USF defense looking to stop triple-option against Georgia Tech

Kirk Livingstone (94) hoists Greg Reaves (4) into the air in warm-ups before USF's 34-14 win over Elon. The Bulls take on Georgia Tech and its triple-option rushing attack this weekend at Raymond James Stadium. ORACLE PHOTO/SAM NEWLON

In college football, there are few guarantees.

However, one thing USF football is guaranteed to see Saturday at noon is Georgia Tech’s triple-option rushing attack in Raymond James Stadium.

The Bulls, however, feel ready, as they have prepared for the triple-option since the spring.

“Any time you’re going against something as unique as the triple-option, you have to be able to start the process and game planning for it early,” defensive coordinator Brian Jean-Mary said. “We just wanted to make sure we were familiar with some of the base formations.”

While the Yellow Jackets posted a 5-6 record in 2017, finishing third in the ACC Coastal, they still rushed for 3,622 yards, thanks to their triple-option offense. Georgia Tech returns its top-two rushers from last season, quarterback TaQuon Marshall and blocking back — which is similar to a fullback — KirVonte Benson, who each rushed for over 1,000 yards.

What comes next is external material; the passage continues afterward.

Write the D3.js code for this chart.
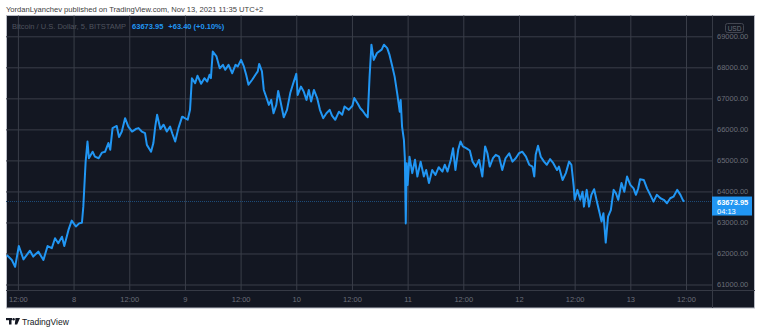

“I think it’s definitely a challenge that we’re up for,” defensive end Greg Reaves said. “Our coaches are doing an excellent job going over our jobs, going over our tasks. Basically just trying to put us in the right position to make plays, to feed off each other, to read off each other and feed off each other out there on Saturday.”

The triple-option isn’t going to be anything new to USF defensive veterans — AAC-opponent Navy employs a similar offensive scheme.

“Both are really great teams,” Reaves said. “It’s just really adjusting to the offense because it’s something that you don’t see every Saturday.”

Linebacker Khalid McGee agreed, but added that Georgia Tech is slightly different than the Navy team USF beat 52-45 in 2016.

“(Georgia Tech) is basically Navy with athletes,” McGee said. “We’re going at it with the same approach.”

Given that Georgia Tech’s run game is its bread-and-butter — and that the Yellow Jackets ran for 452 yards last weekend against Alcorn State — fans might be concerned with the number of rushing yards USF allowed last week.

The Bulls let Elon rush for 194 yards on Saturday. Only two teams rushed for more yards in a single game against USF last season, Tulane (194) and Houston (255).

Last week, USF’s game against Elon was shown on the online-only network ESPN3. This weekend, though, USF will be playing on national television on ABC and ESPN2.

“They’re going to be satisfied,” McGee said about the national audience. “They’re going to see a hard, 11-player defense, everyone running to the ball and a fast defense. They’re going to be satisfied.”

If McGee plays the way he did against Elon last Saturday, the satisfaction is sure to be mutual. McGee set a new career high with 11 tackles against the Phoenix.

USF has won five of its last six games against Power-Five opponents — including two Birmingham Bowl victories against South Carolina and Texas Tech. The last time the Bulls lost to a Power Five opponent was Florida State, then ranked No. 13, in 2016.